Generic name: ETHINYL ESTRADIOL 0.03mg, NORGESTREL 0.3mg;
Dosage form: tablets
Drug class: Contraceptives
Medically reviewed by Drugs.com. Last updated on Mar 3, 2022.
To achieve maximum contraceptive effectiveness, Low-Ogestrel (norgestrel and ethinyl estradiol tablets) must be taken exactly as directed and at intervals not exceeding 24 hours. The dosage of Low-Ogestrel is one white tablet daily for 21 consecutive days, followed by one peach inert tablet daily for 7 consecutive days, according to prescribed schedule. It is recommended that Low-Ogestrel tablets be taken by mouth at the same time each day.
How to Start Low-Ogestrel
Consider the possibility of ovulation and conception prior to initiation of medication.
Instruct the patient to begin taking Low-Ogestrel on the first Sunday after the onset of menstruation. If menstruation begins on a Sunday, the first tablet (white) is taken that day. The patient should take one white tablet daily for 21 consecutive days followed by one peach inert tablet daily for 7 consecutive days. Withdrawal bleeding will usually occur within 3 days following discontinuation of white tablets and may not have finished before the next pack is started. During the first cycle, the patient should not rely on Low-Ogestrel for contraception until a white tablet has been taken daily for 7 consecutive days and she should use a non-hormonal back-up method of birth control during those 7 days.
After the first cycle of use
The patient is to begin her next and all subsequent 28-day courses of tablets on the same day of the week (Sunday) on which she began her first course, following the same schedule: 21 days of white tablets, followed by 7 days of peach inert tablets. If in any cycle the patient starts tablets later than the proper day, instruct her to protect herself against pregnancy by using a non-hormonal back-up method of birth control until she has taken a white tablet daily for 7 consecutive days.
Switching from another hormonal method of contraception
- When the patient is switching from a 21-day regimen of tablets, instruct her to wait 7 days after her last tablet before she starts Low-Ogestrel. She will probably experience withdrawal bleeding during that week. Instruct her not to let more than 7 days pass after her previous 21-day regimen before she starts Low-Ogestrel.
- When the patient is switching from a 28-day regimen of tablets, instruct her to start her first pack of Low-Ogestrel on the day after her last tablet. She should not wait any days between packs.
- The patient may switch any day from a progestin-only pill and should begin Low-Ogestrel the next day. If switching from an implant or injection, instruct the patient to start Low-Ogestrel on the day of implant removal or the day the next injection would be due. If switching from a contraceptive vaginal ring or transdermal patch instruct the patient to start Low-Ogestrel on the day they would have inserted the next ring or applied the next patch. If switching from an Intrauterine Device (IUD) or Intrauterine System (IUS), instruct the patient to start Low-Ogestrel on the day of IUD/IUS removal. If the IUD/IUS is not removed on the first day of the patient's menstrual cycle, instruct her to use a non-hormonal back-up method of birth control for the first 7 days of tablet-taking.

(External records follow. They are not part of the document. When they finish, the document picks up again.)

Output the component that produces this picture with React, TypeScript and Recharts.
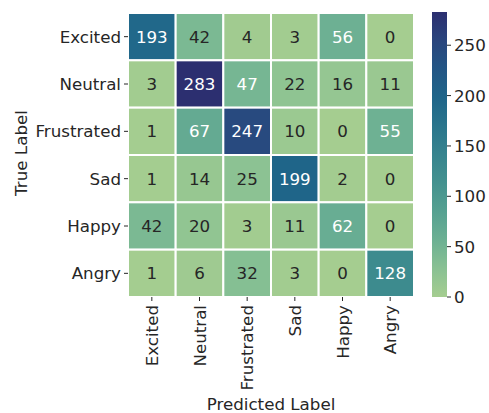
import React from "react"
import { ScatterChart, Scatter, XAxis, YAxis, BarChart, Bar } from "recharts"

const labels = ["Excited", "Neutral", "Frustrated", "Sad", "Happy", "Angry"]

const excited = [193, 42, 4, 3, 56, 0]
const neutral = [3, 283, 47, 22, 16, 11]
const frustrated = [1, 67, 247, 10, 0, 55]
const sad = [1, 14, 25, 199, 2, 0]
const happy = [42, 20, 3, 11, 62, 0]
const angry = [1, 6, 32, 3, 0, 128]

const matrix = [excited, neutral, frustrated, sad, happy, angry]
const colorbarTicks = [0, 50, 100, 150, 200, 250]

const VMAX = 283
const FONT = "DejaVu Sans, sans-serif"
const FS = 16.7
const TEXT = "#262626"

// approximate seaborn "crest" colormap
const crest = [
  [0.0, [165, 205, 144]],
  [0.1, [137, 193, 147]],
  [0.2, [108, 176, 147]],
  [0.3, [86, 161, 145]],
  [0.4, [68, 146, 143]],
  [0.5, [55, 132, 142]],
  [0.6, [42, 117, 140]],
  [0.7, [31, 101, 137]],
  [0.8, [35, 86, 133]],
  [0.9, [42, 69, 125]],
  [1.0, [44, 47, 112]],
] as [number, number[]][]

function crestColor(t: number) {
  const v = Math.max(0, Math.min(1, t))
  for (let i = 1; i < crest.length; i++) {
    const [t1, c1] = crest[i]
    const [t0, c0] = crest[i - 1]
    if (v <= t1) {
      const f = (v - t0) / (t1 - t0)
      const c = c0.map((a, k) => Math.round(a + (c1[k] - a) * f))
      return `rgb(${c[0]},${c[1]},${c[2]})`
    }
  }
  const c = crest[crest.length - 1][1]
  return `rgb(${c[0]},${c[1]},${c[2]})`
}

const cells = matrix.flatMap((row, r) => row.map((value, c) => ({ col: c, row: r, value })))

const W = 489
const H = 413
const LEFT = 128
const RIGHT = 75
const TOP = 13
const BOTTOM = 116
const cellW = (W - LEFT - RIGHT) / 6
const cellH = (H - TOP - BOTTOM) / 6

function CellShape(props: any) {
  const { cx, cy, payload } = props
  const v = payload.value
  return (
    <g>
      <rect
        x={cx - cellW / 2}
        y={cy - cellH / 2}
        width={cellW}
        height={cellH}
        fill={crestColor(v / VMAX)}
        stroke="#fff"
        strokeWidth={2}
      />
      <text
        x={cx}
        y={cy}
        dy="0.36em"
        textAnchor="middle"
        fontSize={FS}
        fontFamily={FONT}
        fill={v > 44 ? "#fff" : TEXT}
      >
        {v}
      </text>
    </g>
  )
}

function XTick(props: any) {
  const { x, y, payload } = props
  return (
    <text
      x={x}
      y={y + 2}
      dy="0.36em"
      textAnchor="end"
      fontSize={FS}
      fontFamily={FONT}
      fill={TEXT}
      transform={`rotate(-90 ${x} ${y + 2})`}
    >
      {labels[payload.value]}
    </text>
  )
}

export default function App() {
  return (
    <div style={{ position: "absolute", left: 0, top: 0, width: W, height: H, background: "#fff" }}>
      <div style={{ position: "absolute", left: 0, top: 0 }}>
        <ScatterChart width={W} height={H} margin={{ top: TOP, right: RIGHT, bottom: 0, left: 0 }}>
          <XAxis
            type="number"
            dataKey="col"
            domain={[-0.5, 5.5]}
            ticks={[0, 1, 2, 3, 4, 5]}
            allowDataOverflow
            height={BOTTOM}
            axisLine={false}
            tickSize={4}
            tickLine={{ stroke: TEXT }}
            tick={<XTick />}
            interval={0}
            label={() => (
              <text x={271} y={410} textAnchor="middle" fontSize={FS} fontFamily={FONT} fill={TEXT}>
                Predicted Label
              </text>
            )}
          />
          <YAxis
            type="number"
            dataKey="row"
            domain={[-0.5, 5.5]}
            ticks={[0, 1, 2, 3, 4, 5]}
            reversed
            allowDataOverflow
            width={LEFT}
            axisLine={false}
            tickSize={4}
            tickMargin={3}
            tickLine={{ stroke: TEXT }}
            tick={{ fontSize: FS, fontFamily: FONT, fill: TEXT }}
            tickFormatter={(v: number) => labels[v]}
            interval={0}
            label={() => (
              <text
                x={27}
                y={153}
                textAnchor="middle"
                fontSize={FS}
                fontFamily={FONT}
                fill={TEXT}
                transform="rotate(-90 27 153)"
              >
                True Label
              </text>
            )}
          />
          <Scatter data={cells} shape={<CellShape />} isAnimationActive={false} />
        </ScatterChart>
      </div>
      <div style={{ position: "absolute", left: 420, top: 0 }}>
        <BarChart
          width={69}
          height={H}
          data={[{ name: "cb", v: VMAX }]}
          margin={{ top: 12, right: 0, bottom: BOTTOM, left: 12 }}
          barCategoryGap={0}
        >
          <defs>
            <linearGradient id="cbgrad" x1="0" y1="0" x2="0" y2="1">
              {crest
                .slice()
                .reverse()
                .map(([t, c]) => (
                  <stop key={t} offset={`${(1 - t) * 100}%`} stopColor={`rgb(${c[0]},${c[1]},${c[2]})`} />
                ))}
            </linearGradient>
          </defs>
          <XAxis dataKey="name" hide />
          <YAxis
            orientation="right"
            domain={[0, VMAX]}
            ticks={colorbarTicks}
            width={42}
            axisLine={false}
            tickSize={4}
            tickMargin={3}
            tickLine={{ stroke: TEXT }}
            tick={{ fontSize: FS, fontFamily: FONT, fill: TEXT, textAnchor: "start" }}
            interval={0}
          />
          <Bar dataKey="v" fill="url(#cbgrad)" isAnimationActive={false} />
        </BarChart>
      </div>
    </div>
  )
}
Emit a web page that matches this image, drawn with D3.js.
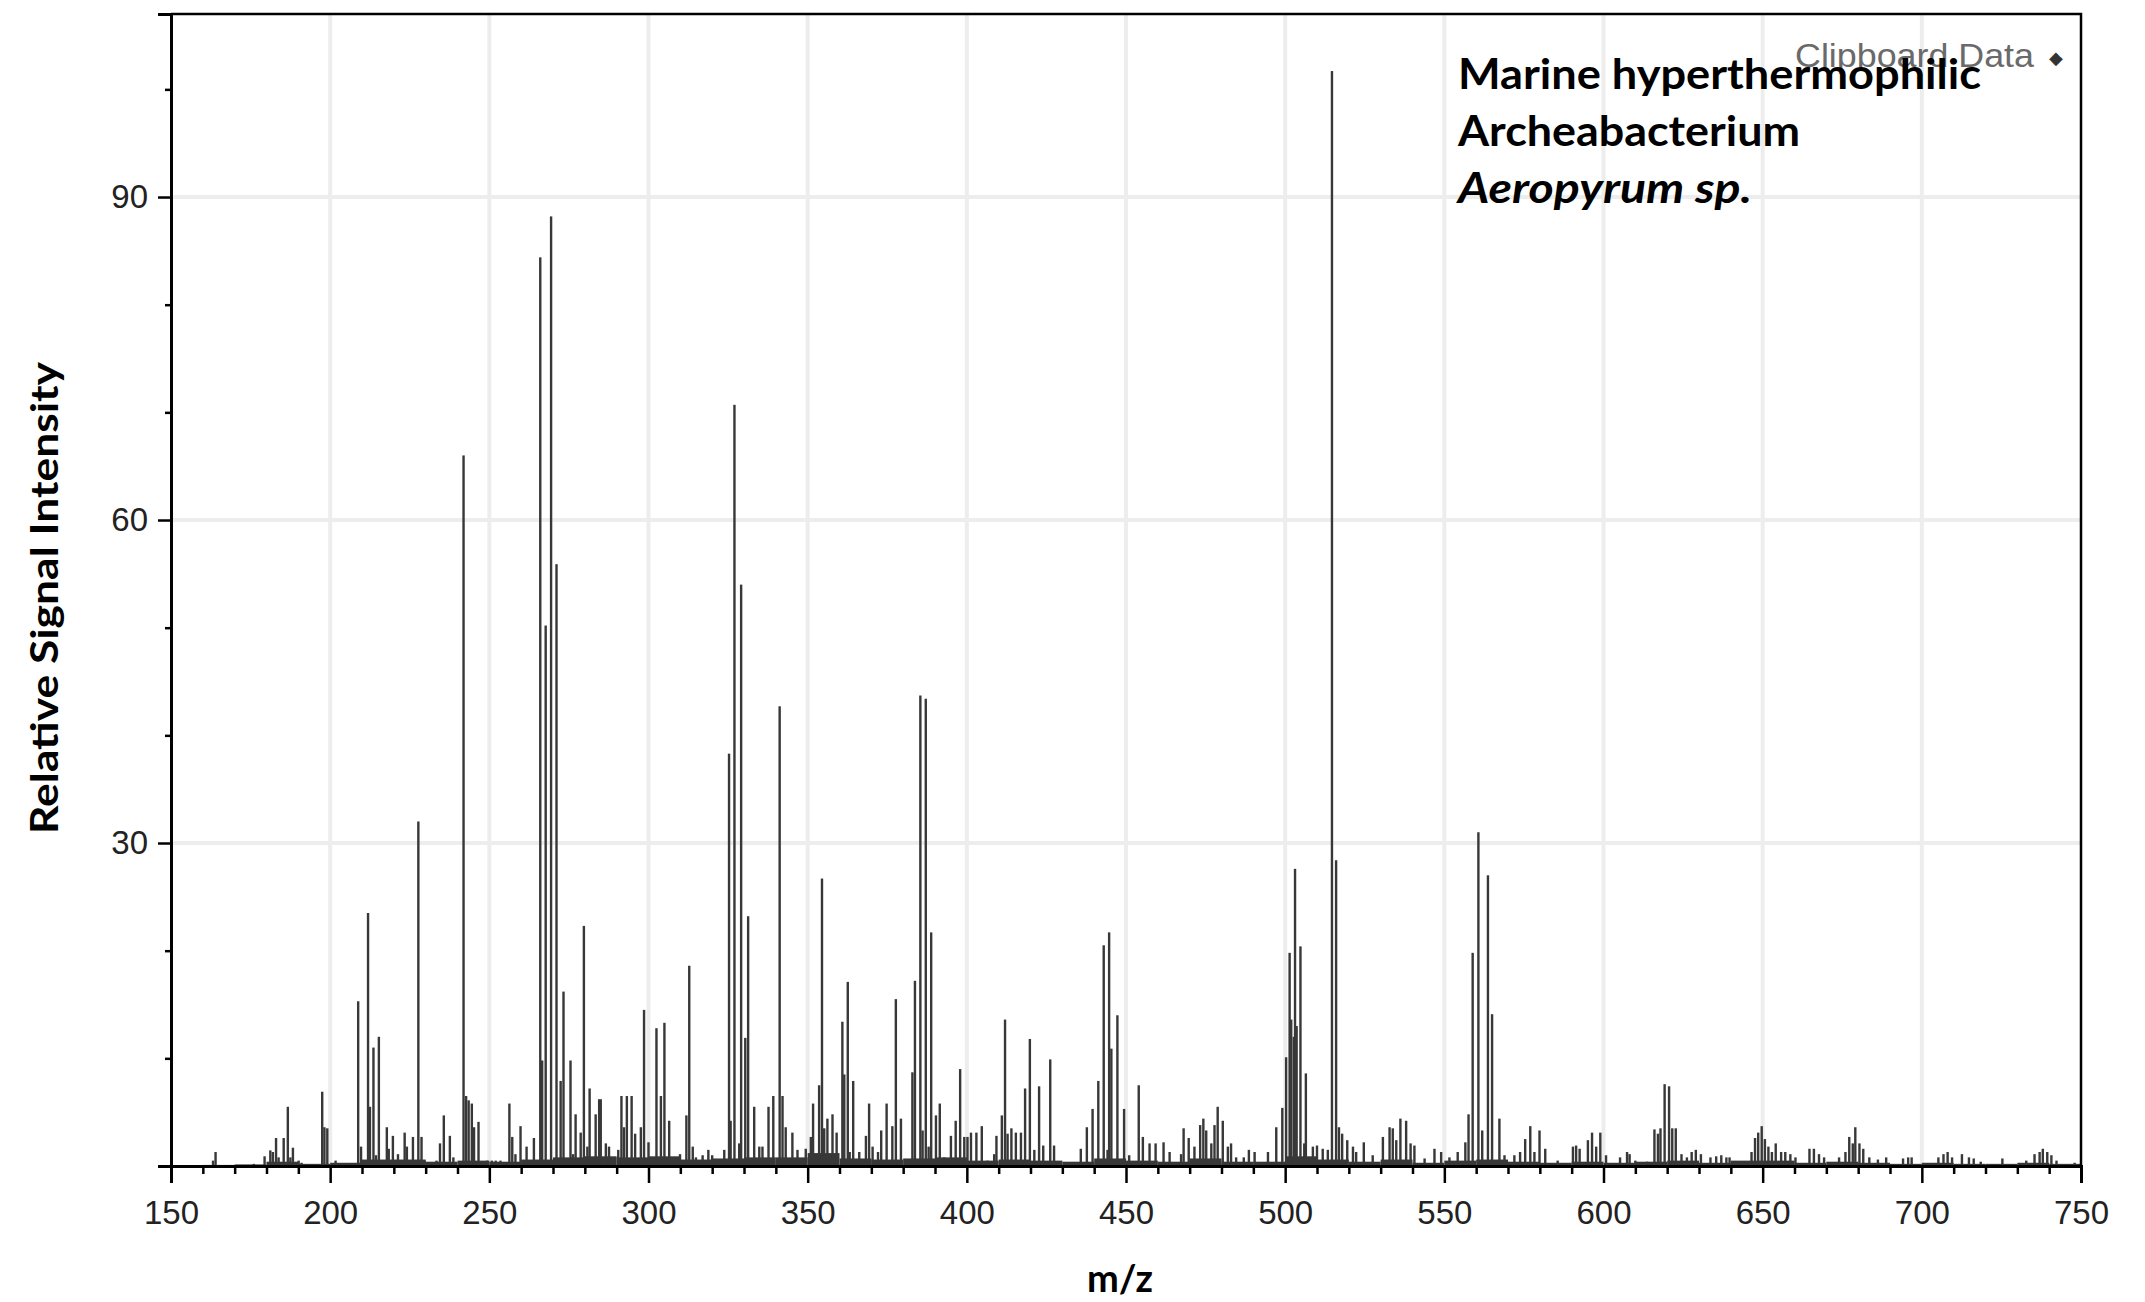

Use after pregnancy, abortion, or miscarriage
- Initiate Low-Ogestrel no earlier than day 28 postpartum in the nonlactating mother or after a second-trimester abortion due to the increased risk for thromboembolism (see Contraindications, Warnings and Precautions concerning thromboembolic disease). Advise the patient to use a non-hormonal back-up method for the first 7 days of tablet-taking.
- Low-Ogestrel may be initiated immediately after a first-trimester abortion or miscarriage. If the patient starts Low-Ogestrel immediately, back-up contraception is not needed.
If spotting or breakthrough bleeding occurs
If spotting or breakthrough bleeding occurs, instruct the patient to continue on the same regimen. This type of bleeding is usually transient and without significance; however, advise the patient to consult her healthcare provider if the bleeding is persistent or prolonged.
The possibility of ovulation and pregnancy increases with each successive day that scheduled white tablets are missed. If withdrawal bleeding does not occur, the possibility of pregnancy must be considered. If the patient has not adhered to the prescribed schedule (if she missed one or more tablets or started taking them on a day later than she should have), consider the probability of pregnancy at the time of the first missed period and take appropriate diagnostic measures. If the patient has adhered to the prescribed regimen and misses two consecutive periods, rule out pregnancy.
For additional patient instructions regarding missed tablets, see the WHAT TO DO IF YOU MISS PILLS section in FDA-Approved Patient Labeling below.
Advice in Case of Gastrointestinal Disturbances
In case of severe vomiting or diarrhea, absorption may not be complete and additional contraceptive measures should be taken. If vomiting or diarrhea occurs within 3 to 4 hours after taking an active tablet, handle this as a missed tablet [see FDA-Approved Patient Labeling].